* To do: Take the lines from the beginning of the material through the line containing "0.913, 0.993, 1.000]" and retype them exactly, leaving the pictures out.

══ Supplied information

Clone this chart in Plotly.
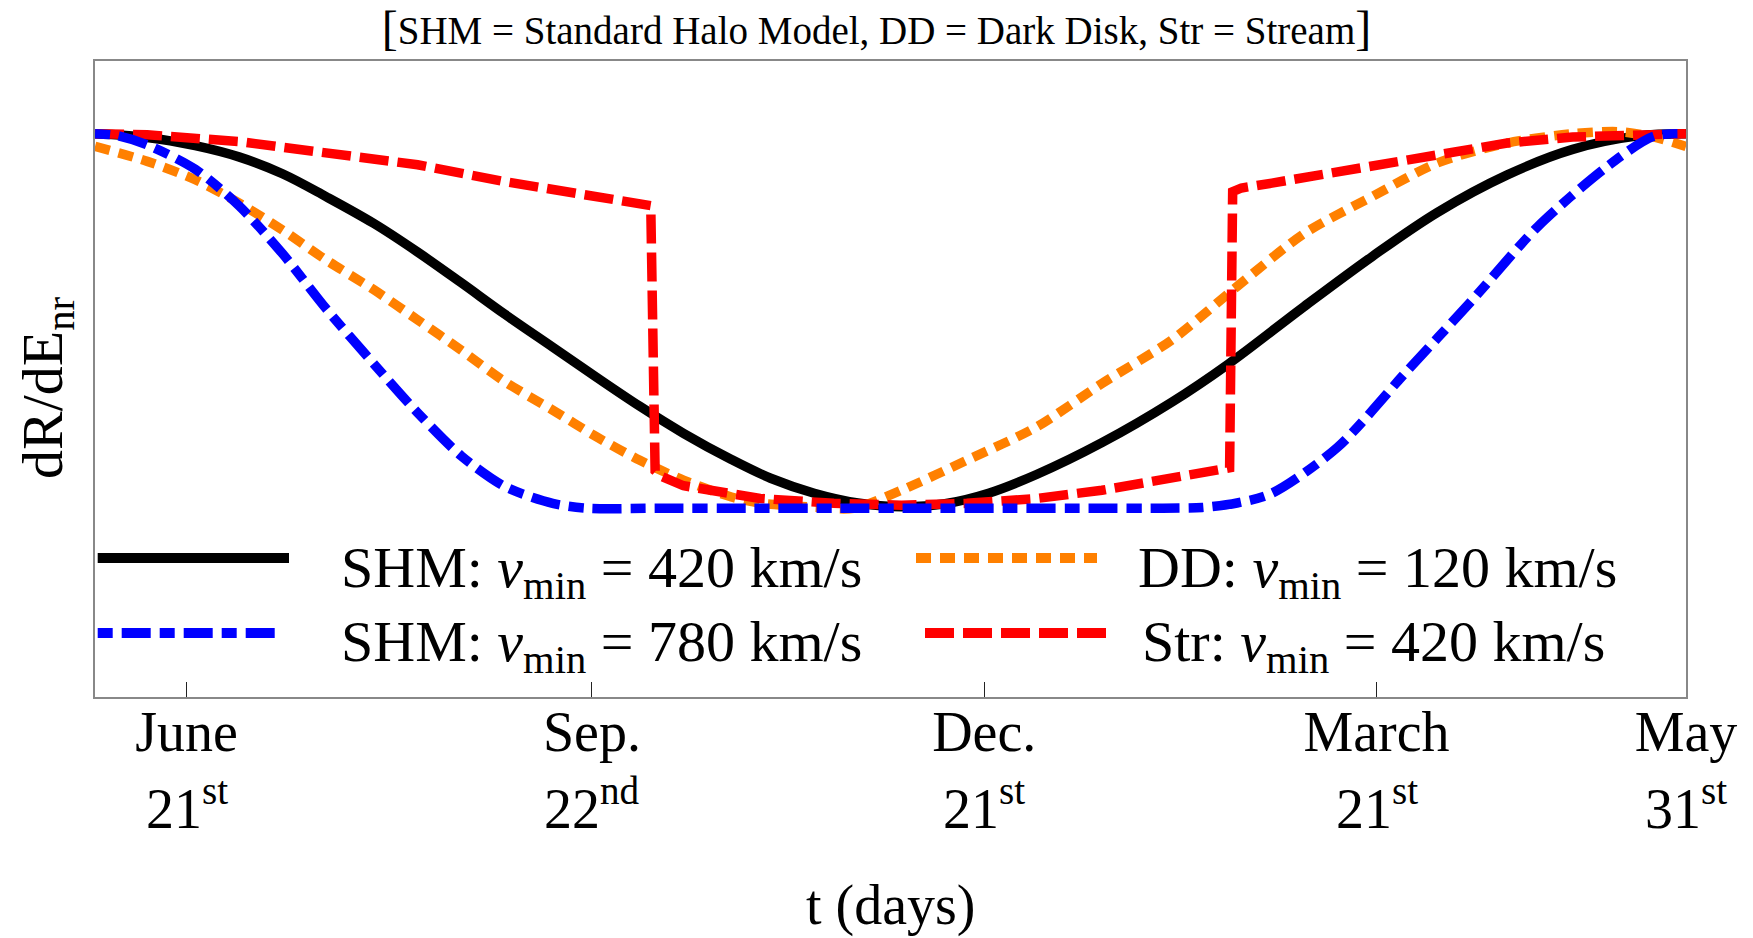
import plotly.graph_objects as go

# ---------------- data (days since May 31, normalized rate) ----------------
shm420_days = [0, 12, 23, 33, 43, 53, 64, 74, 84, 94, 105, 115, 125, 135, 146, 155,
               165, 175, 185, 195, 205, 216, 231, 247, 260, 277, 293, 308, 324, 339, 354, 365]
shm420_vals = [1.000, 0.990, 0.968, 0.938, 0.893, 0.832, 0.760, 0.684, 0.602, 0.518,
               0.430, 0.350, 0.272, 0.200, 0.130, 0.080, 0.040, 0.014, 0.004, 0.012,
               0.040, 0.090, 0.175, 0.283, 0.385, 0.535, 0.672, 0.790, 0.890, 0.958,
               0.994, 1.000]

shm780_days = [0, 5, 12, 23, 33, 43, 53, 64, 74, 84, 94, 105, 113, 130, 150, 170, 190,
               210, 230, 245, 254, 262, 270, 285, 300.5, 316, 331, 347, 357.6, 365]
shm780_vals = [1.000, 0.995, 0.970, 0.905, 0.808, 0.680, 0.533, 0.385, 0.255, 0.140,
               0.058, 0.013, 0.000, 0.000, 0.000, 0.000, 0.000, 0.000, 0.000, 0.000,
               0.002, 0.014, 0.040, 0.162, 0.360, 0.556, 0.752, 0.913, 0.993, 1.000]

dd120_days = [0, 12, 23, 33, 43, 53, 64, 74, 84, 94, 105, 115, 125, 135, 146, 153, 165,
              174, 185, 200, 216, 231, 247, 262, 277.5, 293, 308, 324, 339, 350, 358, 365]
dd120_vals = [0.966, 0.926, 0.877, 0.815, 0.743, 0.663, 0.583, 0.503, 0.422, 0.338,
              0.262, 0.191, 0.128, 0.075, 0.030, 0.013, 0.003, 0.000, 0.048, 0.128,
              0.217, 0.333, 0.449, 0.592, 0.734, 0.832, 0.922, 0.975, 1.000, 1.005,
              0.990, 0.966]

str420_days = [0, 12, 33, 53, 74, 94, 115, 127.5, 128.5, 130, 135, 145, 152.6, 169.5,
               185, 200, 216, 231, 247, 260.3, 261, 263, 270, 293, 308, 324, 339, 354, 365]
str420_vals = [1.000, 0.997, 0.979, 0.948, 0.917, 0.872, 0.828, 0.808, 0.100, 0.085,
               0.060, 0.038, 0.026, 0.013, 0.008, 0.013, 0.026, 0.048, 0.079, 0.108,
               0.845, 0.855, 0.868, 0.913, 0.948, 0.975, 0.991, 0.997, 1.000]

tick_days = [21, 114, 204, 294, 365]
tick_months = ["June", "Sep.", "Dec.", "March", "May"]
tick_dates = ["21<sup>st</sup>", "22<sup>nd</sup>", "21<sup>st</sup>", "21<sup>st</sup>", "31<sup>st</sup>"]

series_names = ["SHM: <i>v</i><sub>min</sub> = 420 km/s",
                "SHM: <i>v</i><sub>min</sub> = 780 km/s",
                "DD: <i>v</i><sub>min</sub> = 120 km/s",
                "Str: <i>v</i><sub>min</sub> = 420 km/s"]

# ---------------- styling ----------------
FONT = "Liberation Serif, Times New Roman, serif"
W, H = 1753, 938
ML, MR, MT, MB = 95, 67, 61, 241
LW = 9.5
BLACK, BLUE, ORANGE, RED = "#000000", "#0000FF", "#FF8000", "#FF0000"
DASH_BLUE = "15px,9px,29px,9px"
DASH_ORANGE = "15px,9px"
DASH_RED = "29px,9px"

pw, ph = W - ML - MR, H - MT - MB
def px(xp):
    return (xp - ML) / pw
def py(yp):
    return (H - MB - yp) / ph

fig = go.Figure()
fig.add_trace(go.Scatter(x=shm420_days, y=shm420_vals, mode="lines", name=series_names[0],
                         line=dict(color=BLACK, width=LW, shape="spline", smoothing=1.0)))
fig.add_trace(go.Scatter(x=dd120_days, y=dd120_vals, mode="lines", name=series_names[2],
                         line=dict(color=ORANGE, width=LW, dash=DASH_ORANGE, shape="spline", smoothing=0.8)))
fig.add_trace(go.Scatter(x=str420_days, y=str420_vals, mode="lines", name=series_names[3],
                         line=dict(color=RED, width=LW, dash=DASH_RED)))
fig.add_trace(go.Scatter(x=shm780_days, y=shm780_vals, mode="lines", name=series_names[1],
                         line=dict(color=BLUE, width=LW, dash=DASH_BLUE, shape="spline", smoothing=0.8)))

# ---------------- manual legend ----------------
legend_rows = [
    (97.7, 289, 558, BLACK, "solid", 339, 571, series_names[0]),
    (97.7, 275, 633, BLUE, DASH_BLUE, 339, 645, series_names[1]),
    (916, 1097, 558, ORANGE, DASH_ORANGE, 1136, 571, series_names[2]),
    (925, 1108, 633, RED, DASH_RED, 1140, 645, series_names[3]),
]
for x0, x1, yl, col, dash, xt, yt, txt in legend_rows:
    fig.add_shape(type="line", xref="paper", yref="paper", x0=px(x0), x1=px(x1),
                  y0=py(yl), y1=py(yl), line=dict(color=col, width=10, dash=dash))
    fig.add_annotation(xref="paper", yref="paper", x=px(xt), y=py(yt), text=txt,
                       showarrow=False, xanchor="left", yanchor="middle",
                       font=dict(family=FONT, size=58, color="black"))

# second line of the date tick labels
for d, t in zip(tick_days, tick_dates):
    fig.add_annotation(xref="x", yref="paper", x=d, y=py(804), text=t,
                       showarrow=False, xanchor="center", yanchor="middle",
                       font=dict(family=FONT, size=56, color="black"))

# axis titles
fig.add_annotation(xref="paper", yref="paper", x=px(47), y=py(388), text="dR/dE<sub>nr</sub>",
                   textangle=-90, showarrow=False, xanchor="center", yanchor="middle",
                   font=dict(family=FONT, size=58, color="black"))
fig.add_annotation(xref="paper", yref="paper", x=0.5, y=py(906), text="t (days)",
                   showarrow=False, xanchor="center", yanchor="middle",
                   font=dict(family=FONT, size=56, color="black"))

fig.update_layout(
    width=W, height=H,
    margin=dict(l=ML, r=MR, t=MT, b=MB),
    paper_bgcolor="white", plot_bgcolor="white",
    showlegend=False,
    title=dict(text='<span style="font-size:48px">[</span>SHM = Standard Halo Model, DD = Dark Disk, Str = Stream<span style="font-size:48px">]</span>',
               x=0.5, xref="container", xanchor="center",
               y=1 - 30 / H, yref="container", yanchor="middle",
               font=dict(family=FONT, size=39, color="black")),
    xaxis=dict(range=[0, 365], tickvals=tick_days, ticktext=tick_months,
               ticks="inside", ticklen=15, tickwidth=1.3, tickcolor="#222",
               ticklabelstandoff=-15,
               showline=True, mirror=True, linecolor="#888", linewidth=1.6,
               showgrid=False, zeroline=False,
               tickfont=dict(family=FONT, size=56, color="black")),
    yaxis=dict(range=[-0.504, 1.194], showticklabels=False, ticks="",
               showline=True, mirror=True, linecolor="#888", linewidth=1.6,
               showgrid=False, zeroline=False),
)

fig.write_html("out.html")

════

* Correct result:
Clone this chart in Plotly.
import plotly.graph_objects as go

# ---------------- data (days since May 31, normalized rate) ----------------
shm420_days = [0, 12, 23, 33, 43, 53, 64, 74, 84, 94, 105, 115, 125, 135, 146, 155,
               165, 175, 185, 195, 205, 216, 231, 247, 260, 277, 293, 308, 324, 339, 354, 365]
shm420_vals = [1.000, 0.990, 0.968, 0.938, 0.893, 0.832, 0.760, 0.684, 0.602, 0.518,
               0.430, 0.350, 0.272, 0.200, 0.130, 0.080, 0.040, 0.014, 0.004, 0.012,
               0.040, 0.090, 0.175, 0.283, 0.385, 0.535, 0.672, 0.790, 0.890, 0.958,
               0.994, 1.000]

shm780_days = [0, 5, 12, 23, 33, 43, 53, 64, 74, 84, 94, 105, 113, 130, 150, 170, 190,
               210, 230, 245, 254, 262, 270, 285, 300.5, 316, 331, 347, 357.6, 365]
shm780_vals = [1.000, 0.995, 0.970, 0.905, 0.808, 0.680, 0.533, 0.385, 0.255, 0.140,
               0.058, 0.013, 0.000, 0.000, 0.000, 0.000, 0.000, 0.000, 0.000, 0.000,
               0.002, 0.014, 0.040, 0.162, 0.360, 0.556, 0.752, 0.913, 0.993, 1.000]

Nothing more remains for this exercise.